How screens diplay colours
As discussed in the section above, what are colours?, a computer monitor is made up of thousands of tiny little red,
green and blue dots which are grouped three and three. These little dots are close together--
so close that we don't really see them as dots, but rather our eyes mix them up to form one homogenous colour.
All colours in the spectrum can be generated with this system of dots. For instace, if the red and green
dots are shining at 100% their strength, while the blue not lit at all, you will see the result as a
pure yellow colour. Each of the three dots can have any value from 0 to 255, which means that the total
number of possible colours is 256*256*256 = 16,777,216.
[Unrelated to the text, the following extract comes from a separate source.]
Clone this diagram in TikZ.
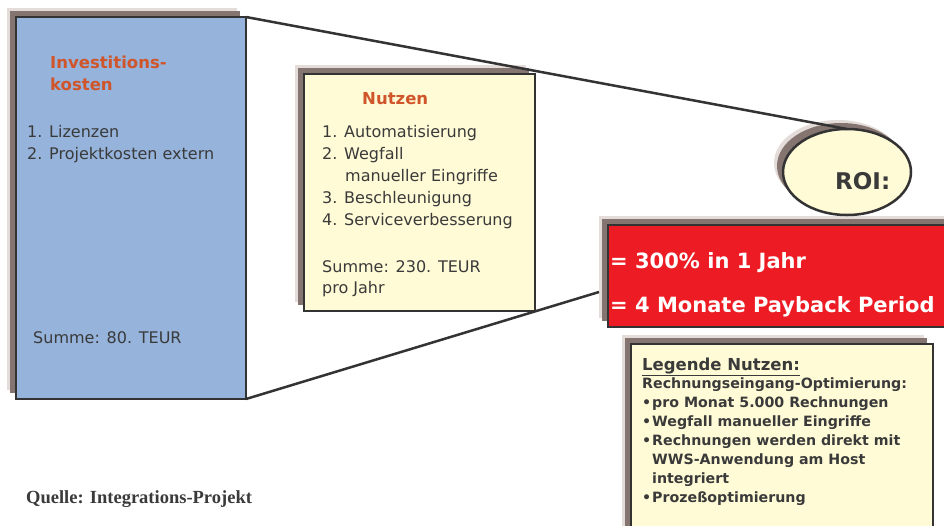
\documentclass[tikz,border=0pt]{standalone}
\usepackage{fontspec}
\setmainfont{DejaVu Sans}
\newfontfamily\quellefont{Liberation Serif}
\usetikzlibrary{shapes.geometric,shadows}
\definecolor{bluefill}{HTML}{95B3DB}
\definecolor{cream}{HTML}{FFFBD6}
\definecolor{darkline}{HTML}{333333}
\definecolor{shad}{HTML}{857571}
\definecolor{halo}{HTML}{E3DCD8}
\definecolor{orangetxt}{HTML}{D0552A}
\definecolor{redfill}{HTML}{ED1C24}
\definecolor{txt}{HTML}{3A3A3A}
\begin{document}
\begin{tikzpicture}[x=1pt,y=-1pt,
  shadowed/.style={general shadow={fill=halo,shadow xshift=-9pt,shadow yshift=9pt},
                   general shadow={fill=shad,shadow xshift=-6pt,shadow yshift=6pt}},
  box/.style={shadowed,draw=darkline,line width=2.5pt,anchor=north west,inner sep=0pt,outer sep=0pt},
  t/.style={anchor=base west,inner sep=0pt,text=txt,font=\fontsize{16}{16}\selectfont},
  ttl/.style={anchor=base west,inner sep=0pt,text=orangetxt,font=\fontsize{16.5}{16.5}\selectfont\bfseries},
  rt/.style={anchor=base west,inner sep=0pt,text=white,font=\fontsize{21}{21}\selectfont\bfseries},
  lt/.style={anchor=base west,inner sep=0pt,text=txt,font=\fontsize{14.2}{14.2}\selectfont\bfseries},
  conn/.style={draw=darkline,line width=2.5pt}
]
\useasboundingbox (0,0) rectangle (944,525);
\fill[white] (0,0) rectangle (944,525);
\clip (0,0) rectangle (944,525);

% boxes
\node[box,fill=bluefill,minimum width=230pt,minimum height=382pt] (inv) at (16,17) {};
\node[box,fill=cream,minimum width=231pt,minimum height=237pt] (nutz) at (304,74) {};
\node[box,fill=redfill,minimum width=345pt,minimum height=102pt] (red) at (608,225) {};
\node[box,fill=cream,minimum width=302pt,minimum height=230pt] (leg) at (631,344) {};
\node[shadowed,ellipse,draw=darkline,line width=2.5pt,fill=cream,minimum width=128pt,minimum height=86pt,inner sep=0pt,outer sep=0pt] (roi) at (847,172) {};

% connectors
\coordinate (redend) at (599,292);
\draw[conn] (inv.north east) -- (roi.north);
\draw[conn] (inv.south east) -- (redend);

% investment box text
\node[ttl] (inv1) at (50,68) {Investitions-};
\node[ttl] (inv2) at (50,90) {kosten};
\node[t] (inv3) at (27,137) {1. Lizenzen};
\node[t] (inv4) at (27,159) {2. Projektkosten extern};
\node[t] (inv5) at (33,343) {Summe: 80. TEUR};

% Nutzen box text
\node[ttl] (n0) at (362,104) {Nutzen};
\node[t] (n1) at (322,137) {1. Automatisierung};
\node[t] (n2) at (322,159) {2. Wegfall};
\node[t] (n3) at (345,181) {manueller Eingriffe};
\node[t] (n4) at (322,203) {3. Beschleunigung};
\node[t] (n5) at (322,225) {4. Serviceverbesserung};
\node[t] (n6) at (322,272) {Summe: 230. TEUR};
\node[t] (n7) at (322,293) {pro Jahr};

% ROI
\node[anchor=base west,inner sep=0pt,text=txt,font=\fontsize{23}{23}\selectfont\bfseries] (roit) at (835,189) {ROI:};

% red box text
\node[rt] (r1) at (610,268) {= 300\% in 1 Jahr};
\node[rt] (r2) at (610,312) {= 4 Monate Payback Period};

% legend text
\node[anchor=base west,inner sep=0pt,text=txt,font=\fontsize{16.5}{16.5}\selectfont\bfseries] (l0) at (642,370) {\underline{Legende Nutzen:}};
\node[lt] (l1) at (642,388) {Rechnungseingang-Optimierung:};
\node[lt] (b1) at (642,407) {•};
\node[lt] (l2) at (652,407) {pro Monat 5.000 Rechnungen};
\node[lt] (b2) at (642,426) {•};
\node[lt] (l3) at (652,426) {Wegfall manueller Eingriffe};
\node[lt] (b3) at (642,445) {•};
\node[lt] (l4) at (652,445) {Rechnungen werden direkt mit};
\node[lt] (l5) at (652,464) {WWS-Anwendung am Host};
\node[lt] (l6) at (652,483) {integriert};
\node[lt] (b4) at (642,502) {•};
\node[lt] (l7) at (652,502) {Prozeßoptimierung};

% source
\node[anchor=base west,inner sep=0pt,text=txt,font=\fontsize{18.5}{18.5}\quellefont\bfseries] (src) at (26,503) {Quelle: Integrations-Projekt};
\end{tikzpicture}
\end{document}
Any colour can be represented by a specific combination of three numbers. The yellow mentioned before would have the
number 255, 255, 0. The first number represents the red dot, the second represents the green dot, and the last
represents the blue. Therefore, a pure blue colour would then be 0, 0, 255. The lower the number,
the less that color dot is lighted. For instance, by lowering the number for the blue dot-- to the
colour identified as 0, 0, 100-- you can produce a darker blue. White is produced by the combination
of the highest amount of all three colours, so the code for white is 255, 255, 255. Black, on the other hand,
is produced by a lack of other colours, so the code for black is 0, 0, 0.
Web-safe colours.
Anyone who has done any sort of web page has probably heard of the web-safe colours. Web-safe colour is a
rather debated issue among web desingers these days. Many firmly believe in using only these colours, while
others feel they can allow themselves to use colours which are not regarded as safe.
What are web-safe colours?
Web-safe colours are somewhat of a remainder from the early years of the web, back when a normal screen
could only display 256 colours. Back then, there was a need to worry about consistency in how browsers
displayed the colours. The system is made up of some 40 colours, for menus and such, and the remaining
216 colours could be used to display the actual web pages.
Now, 216 colours might sound like quite a bit, but the problem is that no aesthetic considerations were
made when these colours were decided, but rather they are based solely on mathematical formulas.
To be more exact, the web-safe colours are what you get when you use 0%, 20%, 40%, 60%, 80%
and 100% of the three different primary colours, and then mix these in every possible combination.